With under a month to go before the 2024 Olympic opening ceremony in Paris, the River Seine remains too polluted to host the Games’ swimming events, according to municipal test results.
Competitions due to take place in the river during the international sporting extravaganza include the 10km freestyle and the triathlon, at the Pont de l’Alma and the Pont Alexandre III. In addition, the opening ceremony will feature a unique, free-to-access procession along the water, with international Olympic delegations cruising the Seine on boats.
Faecal pollution spikes
However, water analyses published by Paris City Hall on Friday, 28 June, show not falling but rising concentrations of two strains of faecal bacteria whose elimination is critical to water safety. E.Coli and enterococci bacteria were both present in the river at levels that exceed caps imposed by sport federations, with worrying spikes seen between 18 and 20 June.
E.Coli was found at 10 times the maximum threshold and did not fall below the 1,000 units per 100 millilitres (cfu/ml) threshold set by the World Triathlon Federation at all during the test period. Enterococci levels were also unsafe for multiple days.
Unfavourable conditions?
To make matters worse, those samples were taken several days prior to a planned “dirty protest” by campaigners who urged people to “poop in the Seine” on 23 June, to signal their discontent at the 1.4 billion euros being spent on the Olympics, while they claim domestic social issues rumble on unaddressed.

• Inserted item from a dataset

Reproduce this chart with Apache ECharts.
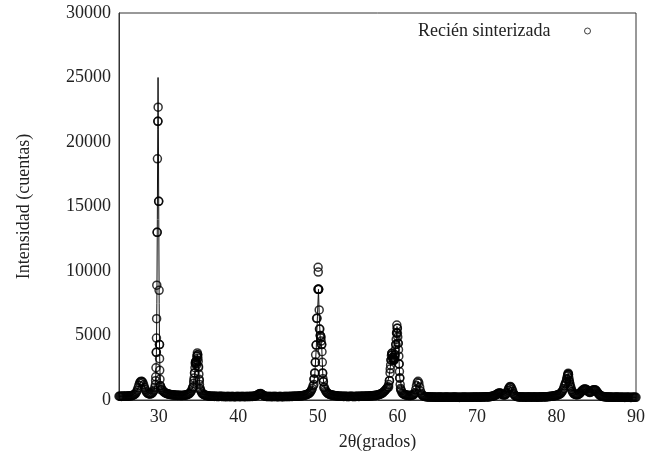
<!DOCTYPE html>
<html>
<head>
<meta charset="utf-8">
<script src="https://cdn.jsdelivr.net/npm/echarts@6/dist/echarts.min.js"></script>
<style>
html, body { margin: 0; padding: 0; background: #fff; }
#chart { width: 659px; height: 459px; }
</style>
</head>
<body>
<div id="chart"></div>
<script>
const seriesName = "Recién sinterizada";
const xName = "2θ(grados)";
const yName = "Intensidad (cuentas)";

// scan sampled every 0.1 deg from 25 to 90, one row per degree
const scanStart = 25;
const scanStep = 0.1;
const scanCounts = [
  290, 300, 300, 280, 290, 310, 300, 290, 300, 310,
  290, 300, 320, 310, 310, 320, 340, 350, 380, 410,
  450, 520, 620, 760, 950, 1150, 1320, 1420, 1460, 1430,
  1350, 1180, 980, 820, 680, 590, 520, 490, 470, 460,
  480, 510, 560, 640, 760, 980, 1500, 3700, 13000, 21600,
  15400, 4300, 1100, 950, 820, 720, 650, 600, 560, 530,
  500, 480, 460, 440, 430, 420, 410, 400, 390, 385,
  380, 370, 370, 360, 350, 360, 360, 350, 340, 350,
  350, 360, 360, 370, 380, 400, 420, 450, 480, 530,
  600, 700, 850, 1000, 1500, 2100, 2900, 2850, 3400, 3500,
  2600, 1500, 900, 700, 560, 490, 440, 410, 380, 360,
  340, 330, 320, 310, 300, 300, 290, 290, 300, 290,
  280, 290, 290, 280, 270, 280, 280, 290, 290, 280,
  270, 280, 280, 270, 260, 270, 280, 270, 270, 280,
  260, 270, 280, 270, 270, 260, 260, 270, 270, 280,
  280, 270, 260, 270, 270, 280, 280, 270, 260, 270,
  270, 280, 280, 270, 270, 280, 290, 280, 280, 290,
  300, 310, 320, 350, 380, 420, 460, 490, 500, 470,
  420, 370, 330, 310, 290, 280, 280, 270, 270, 280,
  280, 270, 260, 270, 270, 280, 280, 270, 270, 260,
  260, 270, 280, 270, 270, 260, 260, 270, 280, 270,
  270, 280, 280, 270, 270, 280, 290, 280, 280, 290,
  290, 300, 300, 290, 290, 300, 310, 310, 320, 320,
  330, 340, 350, 360, 380, 400, 420, 450, 480, 520,
  580, 650, 760, 900, 1100, 1600, 2100, 2920, 4260, 6330,
  8580, 8580, 5500, 5000, 4900, 4300, 2100, 1420, 1000, 820,
  680, 600, 540, 490, 460, 430, 410, 390, 380, 360,
  350, 340, 330, 330, 320, 310, 300, 300, 290, 290,
  300, 290, 280, 280, 290, 290, 280, 270, 270, 280,
  280, 290, 290, 280, 280, 270, 270, 280, 280, 290,
  290, 280, 280, 290, 290, 300, 300, 290, 290, 300,
  300, 310, 310, 300, 300, 310, 320, 320, 330, 330,
  340, 340, 350, 360, 370, 380, 400, 420, 440, 470,
  500, 540, 580, 640, 700, 770, 850, 920, 1000, 1200,
  1500, 2400, 3100, 3620, 3300, 3100, 3150, 3500, 4300, 5200,
  5560, 4400, 2800, 1700, 900, 700, 550, 500, 450, 420,
  400, 380, 370, 360, 350, 350, 340, 350, 360, 380,
  400, 460, 560, 800, 1100, 1350, 1450, 1300, 1000, 700,
  520, 400, 340, 300, 280, 270, 260, 250, 240, 240,
  230, 240, 240, 230, 220, 230, 230, 220, 220, 230,
  220, 210, 210, 230, 230, 220, 220, 210, 210, 220,
  220, 230, 230, 220, 210, 220, 220, 210, 210, 220,
  220, 230, 230, 220, 210, 220, 220, 210, 200, 210,
  220, 210, 210, 220, 230, 220, 220, 210, 210, 220,
  220, 210, 210, 220, 230, 220, 220, 230, 230, 220,
  220, 230, 230, 220, 220, 230, 240, 230, 230, 240,
  240, 250, 250, 240, 240, 250, 260, 270, 280, 290,
  300, 320, 340, 370, 400, 440, 480, 520, 550, 540,
  520, 470, 420, 400, 380, 390, 420, 500, 600, 750,
  900, 1000, 1050, 980, 850, 680, 500, 400, 330, 300,
  270, 260, 250, 240, 240, 230, 230, 240, 240, 230,
  230, 220, 220, 230, 230, 240, 240, 230, 220, 220,
  230, 240, 240, 230, 230, 220, 220, 230, 240, 230,
  230, 240, 240, 250, 250, 240, 240, 250, 260, 260,
  270, 270, 280, 290, 290, 300, 310, 320, 330, 340,
  360, 380, 400, 430, 460, 500, 560, 650, 750, 900,
  1100, 1250, 1400, 1650, 1900, 2000, 1500, 1250, 1000, 800,
  650, 560, 480, 450, 420, 410, 400, 420, 450, 500,
  560, 630, 700, 760, 820, 850, 860, 840, 800, 720,
  650, 600, 580, 600, 650, 720, 780, 800, 800, 780,
  720, 640, 550, 470, 400, 350, 320, 300, 280, 270,
  260, 250, 240, 240, 230, 230, 220, 230, 230, 220,
  220, 210, 210, 220, 220, 230, 230, 220, 210, 210,
  220, 210, 210, 220, 220, 210, 200, 210, 210, 220,
  220, 210, 210, 200, 200, 210, 210, 220, 220, 210,
  210
];

// finer steps over the sharp reflections [2theta, counts]
const peak30 = [
  [29.58, 1200], [29.62, 1800], [29.65, 2500], [29.68, 3700], [29.71, 4800], [29.73, 6300], [29.75, 8900],
  [29.79, 13000], [29.83, 18700], [29.88, 21600], [29.92, 22700], [29.98, 15400], [30.04, 8500], [30.08, 4300],
  [30.10, 3200], [30.12, 2300], [30.15, 1600], [30.19, 1100], [30.25, 800]
];
const peak35 = [
  [34.30, 1000], [34.40, 1300], [34.45, 1700], [34.50, 2100], [34.55, 2500], [34.60, 2800], [34.63, 2950],
  [34.66, 3000], [34.70, 2850], [34.74, 2700], [34.78, 3100], [34.82, 3400], [34.85, 3650], [34.88, 3500],
  [34.92, 3250], [34.96, 3000], [35.00, 2500], [35.04, 2000], [35.08, 1600], [35.12, 1200], [35.20, 800]
];
const peak50 = [
  [49.50, 1200], [49.55, 1630], [49.62, 2070], [49.67, 2920], [49.72, 3500], [49.78, 4260], [49.84, 6330],
  [50.03, 10290], [50.05, 9920], [50.08, 8580], [50.10, 8580], [50.17, 6980], [50.25, 5500], [50.31, 5000],
  [50.36, 4800], [50.41, 4570], [50.46, 4300], [50.52, 3740], [50.56, 2920], [50.60, 2070], [50.64, 1650],
  [50.68, 1420], [50.75, 950]
];
const peak60 = [
  [58.90, 1000], [59.00, 1500], [59.08, 2100], [59.15, 2700], [59.20, 3100], [59.25, 3450], [59.30, 3620],
  [59.35, 3500], [59.40, 3300], [59.45, 3200], [59.50, 3100], [59.55, 3050], [59.60, 3150], [59.65, 3300],
  [59.70, 3500], [59.75, 3900], [59.80, 4300], [59.85, 4700], [59.90, 5200], [59.93, 5810], [59.97, 5560],
  [60.01, 5170], [60.05, 4880], [60.10, 4400], [60.14, 3900], [60.18, 3400], [60.22, 2800], [60.26, 2200],
  [60.30, 1700], [60.35, 1200], [60.42, 800]
];
const peak81 = [
  [81.20, 1300], [81.30, 1600], [81.38, 1850], [81.44, 2000], [81.48, 2080], [81.52, 1950], [81.56, 1700],
  [81.62, 1400], [81.70, 1100]
];

// fitted profile drawn as a thin line
const fitCurve = [
  [25, 290], [26.5, 320], [27.2, 620], [27.5, 1100], [27.8, 1450], [28.1, 1200], [28.5, 600], [29.0, 480],
  [29.4, 750], [29.6, 1300], [29.7, 3500], [29.76, 7500], [29.82, 14000], [29.87, 21000], [29.91, 25000],
  [29.95, 21000], [30.0, 14000], [30.05, 7500], [30.1, 3800], [30.16, 2000], [30.3, 1000], [30.6, 650],
  [31.5, 420], [33, 350], [34.0, 600], [34.3, 1000], [34.5, 2000], [34.65, 2900], [34.75, 2900], [34.85, 3550],
  [34.95, 3150], [35.05, 2000], [35.2, 900], [35.6, 440], [37, 280], [42.4, 380], [42.8, 480], [43.2, 330],
  [48.5, 400], [49.3, 900], [49.6, 1800], [49.8, 4000], [49.95, 6500], [50.08, 8580], [50.18, 6500],
  [50.3, 4800], [50.4, 4600], [50.5, 3900], [50.62, 2000], [50.8, 1000], [51.3, 500], [52.5, 320],
  [57.5, 380], [58.6, 900], [59.0, 2000], [59.3, 3500], [59.5, 3150], [59.7, 3500], [59.85, 4600],
  [59.95, 5700], [60.05, 5200], [60.15, 3900], [60.3, 1700], [60.6, 800], [61.5, 360], [62.2, 560],
  [62.6, 1450], [63.0, 520], [64, 230], [72.4, 400], [72.8, 550], [73.3, 400], [73.8, 600], [74.2, 1050],
  [74.6, 500], [75.5, 240], [80.4, 460], [81.0, 1100], [81.48, 2050], [81.9, 1100], [82.5, 400],
  [83.2, 700], [83.65, 860], [84.2, 580], [84.8, 800], [85.3, 480], [86, 260], [90, 210]
];

const xMin = 25;
const xMax = 90;
const yMax = 30000;

const observed = scanCounts
  .map((c, i) => [+(scanStart + i * scanStep).toFixed(2), c])
  .concat(peak30, peak35, peak50, peak60, peak81);

const serif = "Liberation Serif";
const ink = "#222";

const chart = echarts.init(document.querySelector("#chart"));
chart.setOption({
  animation: false,
  backgroundColor: "#fff",
  grid: {
    left: 119,
    right: 23,
    top: 13,
    bottom: 59,
    show: true,
    borderColor: "#333",
    borderWidth: 1,
  },
  legend: {
    data: [seriesName],
    right: 63,
    top: 17,
    align: "right",
    icon: "circle",
    itemWidth: 64,
    itemHeight: 6,
    itemStyle: { color: "rgba(0,0,0,0)", borderColor: "#111", borderWidth: 1 },
    textStyle: { fontFamily: serif, fontSize: 18, color: ink },
  },
  xAxis: {
    type: "value",
    min: xMin,
    max: xMax,
    interval: 5,
    name: xName,
    nameLocation: "middle",
    nameGap: 33,
    nameTextStyle: { fontFamily: serif, fontSize: 18, color: ink },
    axisLine: { lineStyle: { color: "#333", width: 1 } },
    axisTick: { show: false },
    splitLine: { show: false },
    axisLabel: {
      fontFamily: serif,
      fontSize: 18,
      color: ink,
      margin: 8,
      formatter: v => (v % 10 === 0 ? String(v) : ""),
    },
  },
  yAxis: {
    type: "value",
    min: 0,
    max: yMax,
    interval: 5000,
    name: yName,
    nameLocation: "middle",
    nameGap: 86,
    nameTextStyle: { fontFamily: serif, fontSize: 18, color: ink },
    axisLine: { show: true, lineStyle: { color: "#333", width: 1 } },
    axisTick: { show: false },
    splitLine: { show: false },
    axisLabel: { fontFamily: serif, fontSize: 18, color: ink, margin: 8, formatter: v => String(v) },
  },
  series: [
    {
      name: "Ajuste",
      type: "line",
      data: fitCurve,
      showSymbol: false,
      symbol: "none",
      lineStyle: { color: "#111", width: 1 },
      silent: true,
      z: 2,
    },
    {
      name: seriesName,
      type: "scatter",
      data: observed,
      symbol: "circle",
      symbolSize: 8,
      itemStyle: { color: "rgba(0,0,0,0)", borderColor: "#000", borderWidth: 1.5 },
      silent: true,
      z: 3,
    },
  ],
});
</script>
</body>
</html>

So the water quality cannot be blamed on a one-off surge in effluent.
I almost feel sorry for Macron and the mayor of Paris, as this #JeChieDansLaSeineLe23Juin AKA, "I shit in the Seine on June 23 is indeed a bowel movement https://t.co/WcB7K2AelV pic.twitter.com/41TLOpdaMY
— Jon Najarian (@jonnajarian) June 24, 2024
Instead, the report issued by Paris authorities blames “unfavourable conditions” for the continued deterioration of the water, despite the budget-busting clean-up work to build a 50,000-cubic-metre rainwater storage basin upstream of the Austerlitz bridge, designed to contain storm overflows before releasing them into the sewers – which are also being modernised.
“The quality of the water continues to deteriorate as a result of unfavourable hydrological conditions,” the report says, with examples such as “rainfall, high flow, little sunshine, temperatures below seasonal norms and pollution from upstream.” The river is running high at the moment, at four to five times its normal seasonal level.

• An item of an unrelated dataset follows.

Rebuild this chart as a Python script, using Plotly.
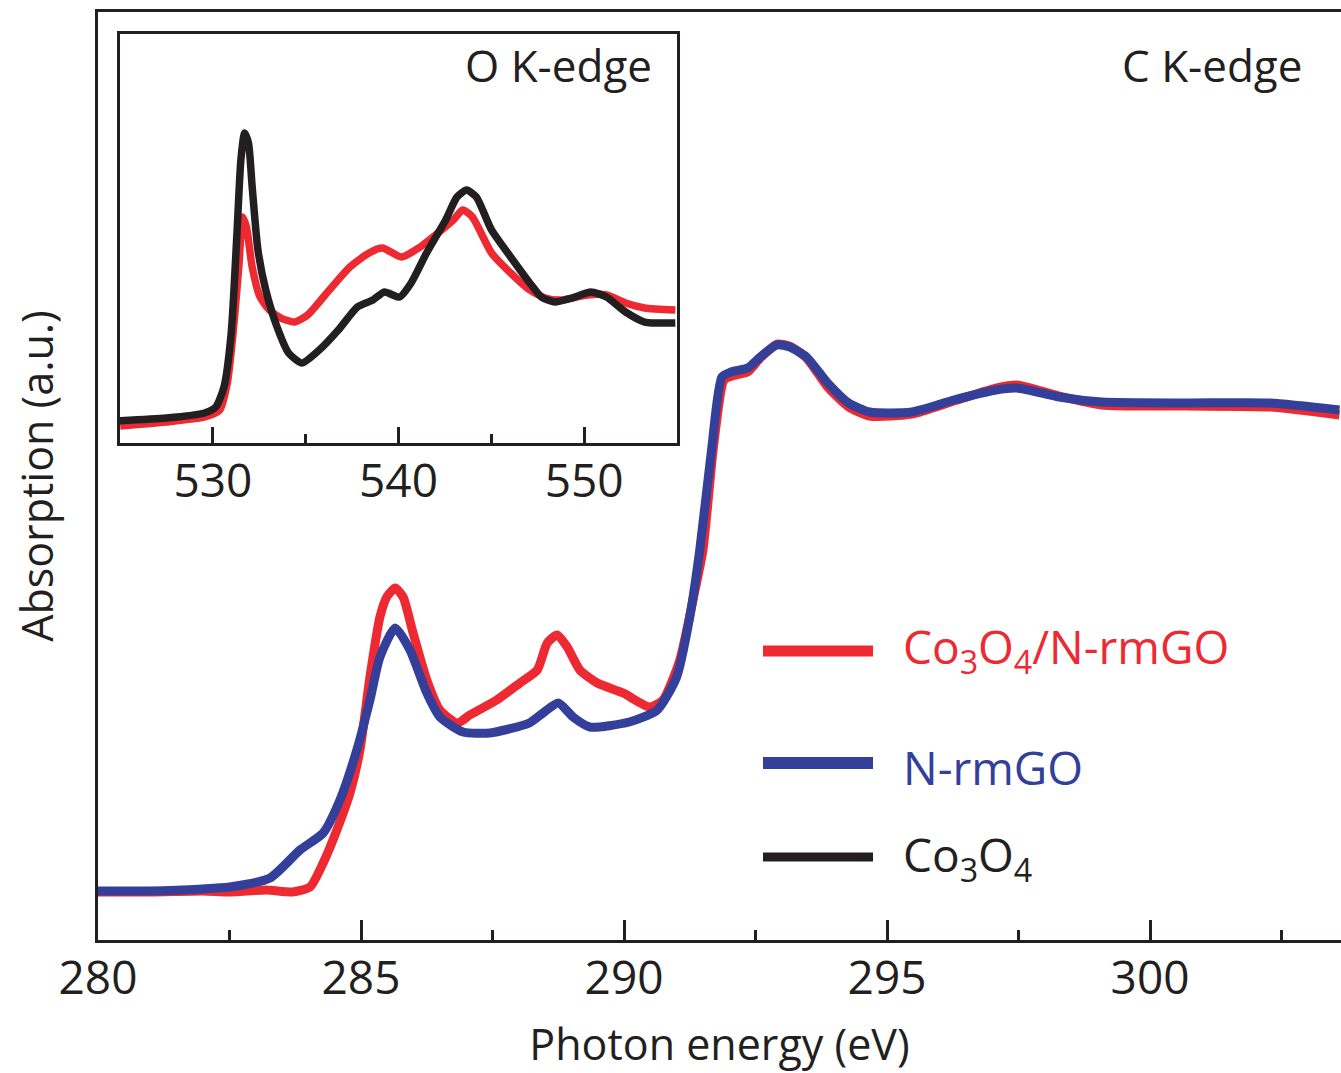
import plotly.graph_objects as go

# ---------------- data: main panel (C K-edge) ----------------
c_energy_blue = [280, 281, 282, 282.5, 283.27, 283.84, 284.28, 284.6, 284.92, 285.17, 285.36,
                 285.65, 285.93, 286.25, 286.5, 286.94, 287.45, 288.2, 288.46, 288.75, 289.03,
                 289.35, 290.1, 290.63, 291.0, 291.25, 291.44, 291.67, 291.86, 292.03, 292.35,
                 292.59, 292.91, 293.15, 293.47, 293.87, 294.27, 294.67, 295.47, 296.27, 297.07,
                 297.47, 298.27, 299.08, 300.68, 302.28, 303.6]
n_rmgo = [5.28, 5.28, 5.50, 5.71, 6.68, 9.70, 11.53, 15.09, 20.47, 25.86, 30.50,
          33.62, 31.25, 26.62, 24.03, 22.41, 22.31, 23.38, 24.46, 25.54, 24.03,
          22.95, 23.49, 24.78, 28.34, 34.81, 42.03, 53.12, 60.67, 61.21, 61.64,
          62.82, 64.12, 63.90, 62.82, 60.02, 57.87, 56.90, 56.90, 58.19, 59.27,
          59.48, 58.51, 57.97, 57.87, 57.87, 57.11]

c_energy_red = [280, 281, 282, 282.5, 283.2, 283.7, 284.03, 284.28, 284.54, 284.79, 284.98,
                285.17, 285.36, 285.49, 285.65, 285.8, 285.99, 286.25, 286.5, 286.83, 287.07,
                287.58, 288.02, 288.35, 288.54, 288.73, 288.92, 289.16, 289.49, 289.98, 290.49,
                290.74, 291.06, 291.31, 291.5, 291.7, 291.9, 292.05, 292.35, 292.59, 292.91,
                293.15, 293.47, 293.87, 294.27, 294.67, 295.47, 296.27, 297.07, 297.47, 298.27,
                299.08, 300.68, 302.28, 303.6]
co3o4_nrmgo_c = [5.17, 5.17, 5.28, 5.17, 5.39, 5.17, 5.71, 8.30, 11.85, 15.84, 20.47,
                 28.34, 34.81, 36.96, 37.93, 36.96, 33.08, 28.02, 24.78, 23.38, 24.25,
                 25.86, 27.69, 29.09, 32.00, 32.87, 31.57, 29.09, 27.69, 26.62, 25.11,
                 25.86, 30.17, 36.64, 42.03, 53.12, 60.34, 60.78, 61.21, 62.72, 64.22,
                 64.00, 62.72, 59.59, 57.44, 56.47, 56.68, 58.08, 59.48, 59.81, 58.62,
                 57.65, 57.54, 57.44, 56.58]

# ---------------- data: inset (O K-edge) ----------------
o_energy_black = [525.0, 527.5, 529.55, 530.16, 530.6, 530.99, 531.30, 531.51, 531.71, 531.92,
                  532.12, 532.43, 532.85, 533.46, 534.08, 534.80, 535.73, 536.76, 537.79, 538.62,
                  539.24, 540.06, 540.68, 541.51, 542.54, 543.15, 543.67, 544.19, 545.01, 546.04,
                  547.07, 547.69, 548.41, 549.34, 550.37, 551.20, 552.23, 553.26, 554.91]
co3o4_o = [5.45, 6.11, 7.33, 8.80, 13.69, 26.89, 51.34, 69.19, 75.79, 73.35,
           62.59, 47.19, 37.41, 28.36, 22.00, 19.56, 22.74, 27.63, 33.25, 34.96,
           36.92, 35.70, 39.12, 46.45, 54.52, 60.15, 61.86, 60.15, 52.08, 45.48,
           39.12, 35.70, 34.47, 35.45, 36.92, 35.70, 32.03, 29.58, 29.34]

o_energy_red = [525.01, 527.48, 529.55, 530.37, 530.78, 531.09, 531.40, 531.61, 531.81, 532.12,
                532.54, 533.05, 533.67, 534.39, 535.11, 536.14, 537.38, 538.41, 539.13, 540.16,
                541.09, 542.12, 542.95, 543.46, 543.98, 545.01, 546.04, 547.07, 547.90, 548.72,
                550.16, 551.20, 552.23, 553.26, 554.91]
co3o4_nrmgo_o = [4.16, 5.13, 6.36, 8.07, 14.67, 26.89, 43.03, 55.26, 52.81, 43.03,
                 35.70, 32.52, 30.56, 29.58, 31.30, 36.67, 43.03, 46.45, 47.68, 45.48,
                 47.68, 51.34, 54.52, 56.97, 55.26, 46.45, 41.56, 37.41, 35.45, 34.96,
                 36.19, 36.19, 34.23, 33.01, 32.52]

main_ticks = [280, 285, 290, 295, 300]
inset_ticks = [530, 540, 550]

legend_labels = ["Co<sub>3</sub>O<sub>4</sub>/N-rmGO", "N-rmGO", "Co<sub>3</sub>O<sub>4</sub>"]

RED = "#ED2A32"
BLUE = "#333F99"
BLACK = "#231F20"
TXT = "#231F20"
FONT = "Open Sans"

fig = go.Figure()
fig.add_trace(go.Scatter(x=c_energy_red, y=co3o4_nrmgo_c, mode="lines",
                         line=dict(color=RED, width=9, shape="spline", smoothing=0.6),
                         xaxis="x", yaxis="y", showlegend=False))
fig.add_trace(go.Scatter(x=c_energy_blue, y=n_rmgo, mode="lines",
                         line=dict(color=BLUE, width=9, shape="spline", smoothing=0.6),
                         xaxis="x", yaxis="y", showlegend=False))
fig.add_trace(go.Scatter(x=o_energy_red, y=co3o4_nrmgo_o, mode="lines",
                         line=dict(color=RED, width=7.5, shape="spline", smoothing=0.6),
                         xaxis="x2", yaxis="y2", showlegend=False))
fig.add_trace(go.Scatter(x=o_energy_black, y=co3o4_o, mode="lines",
                         line=dict(color=BLACK, width=7.5, shape="spline", smoothing=0.6),
                         xaxis="x2", yaxis="y2", showlegend=False))

W, H = 1341, 1073
L, R, T, B = 98, 0, 12, 133
PW, PH = W - L - R, H - T - B


def px(xp):
    return (xp - L) / PW


def py(yp):
    return (H - B - yp) / PH


fig.update_layout(
    width=W, height=H,
    margin=dict(l=L, r=R, t=T, b=B, pad=0, autoexpand=False),
    paper_bgcolor="white", plot_bgcolor="white",
    font=dict(family=FONT, color=TXT, size=45),
    xaxis=dict(domain=[0, 1], range=[280, 303.63], showline=True, linecolor=BLACK, linewidth=3,
               mirror=True, ticks="inside", ticklen=20, tickwidth=2.5, tickcolor=BLACK,
               tickvals=main_ticks, ticktext=[str(t) for t in main_ticks],
               minor=dict(dtick=2.5, tick0=280, ticks="inside", ticklen=10, tickwidth=2.5,
                          tickcolor=BLACK, showgrid=False),
               showgrid=False, zeroline=False, automargin=False,
               tickfont=dict(size=46, family=FONT, color=TXT), ticklabelstandoff=-4,
               title=dict(text="Photon energy (eV)", font=dict(size=43, family=FONT, color=TXT),
                          standoff=28)),
    yaxis=dict(domain=[0, 1], range=[0, 100], showline=True, linecolor=BLACK, linewidth=3,
               showticklabels=False, ticks="", showgrid=False, zeroline=False, automargin=False,
               title=dict(text="Absorption (a.u.)", font=dict(size=43, family=FONT, color=TXT),
                          standoff=28)),
    xaxis2=dict(domain=[px(120), px(677)], anchor="y2", range=[525, 555], showline=True,
                linecolor=BLACK, linewidth=3, mirror=True, ticks="inside", ticklen=16,
                tickwidth=2.5, tickcolor=BLACK, tickvals=inset_ticks,
                ticktext=[str(t) for t in inset_ticks],
                minor=dict(dtick=5, tick0=525, ticks="inside", ticklen=9, tickwidth=2.5,
                           tickcolor=BLACK, showgrid=False),
                showgrid=False, zeroline=False, automargin=False,
                tickfont=dict(size=46, family=FONT, color=TXT), ticklabelstandoff=-4),
    yaxis2=dict(domain=[py(443), py(34)], anchor="x2", range=[0, 100], showline=True,
                linecolor=BLACK, linewidth=3, mirror=True, showticklabels=False, ticks="",
                showgrid=False, zeroline=False, automargin=False),
    showlegend=False,
)

# legend (drawn manually to match the long, thick sample lines)
legend_rows = [(651, 763, 873, RED, 11), (763, 763, 873, BLUE, 12), (857, 763, 873, BLACK, 9)]
legend_text_y = [649, 767, 857]
legend_text_colors = [RED, BLUE, TXT]
for (yy, x0, x1, col, wd), label, ty, tc in zip(legend_rows, legend_labels, legend_text_y,
                                                 legend_text_colors):
    fig.add_shape(type="line", xref="paper", yref="paper", x0=px(x0), x1=px(x1),
                  y0=py(yy), y1=py(yy), line=dict(color=col, width=wd))
    fig.add_annotation(text=label, xref="paper", yref="paper", x=px(901), y=py(ty),
                       xanchor="left", yanchor="middle", showarrow=False,
                       font=dict(size=46, family=FONT, color=tc))

fig.add_annotation(text="C K-edge", xref="paper", yref="paper", x=px(1304), y=py(65),
                   xanchor="right", yanchor="middle", showarrow=False,
                   font=dict(size=44, family=FONT, color=TXT))
fig.add_annotation(text="O K-edge", xref="paper", yref="paper", x=px(654), y=py(65),
                   xanchor="right", yanchor="middle", showarrow=False,
                   font=dict(size=44, family=FONT, color=TXT))

fig.write_html("out.html", config={"displayModeBar": False},
               post_script="document.body.style.margin='0';"
                           "document.body.style.overflow='hidden';")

Doubt is now looming over the Olympic swimming events, and a rehearsal for the opening ceremony set for Monday 1 July was cancelled, but regional prefect Marc Guillaume remained optimistic. “We expect things to improve this week, given the weather,” he told AFP.
Thanks in part to the spotlight being shone by the Olympics and the preparation work underway, the Seine is supposed to become swimmable again by the general public in 2025, ending a ban that has lasted over 100 years.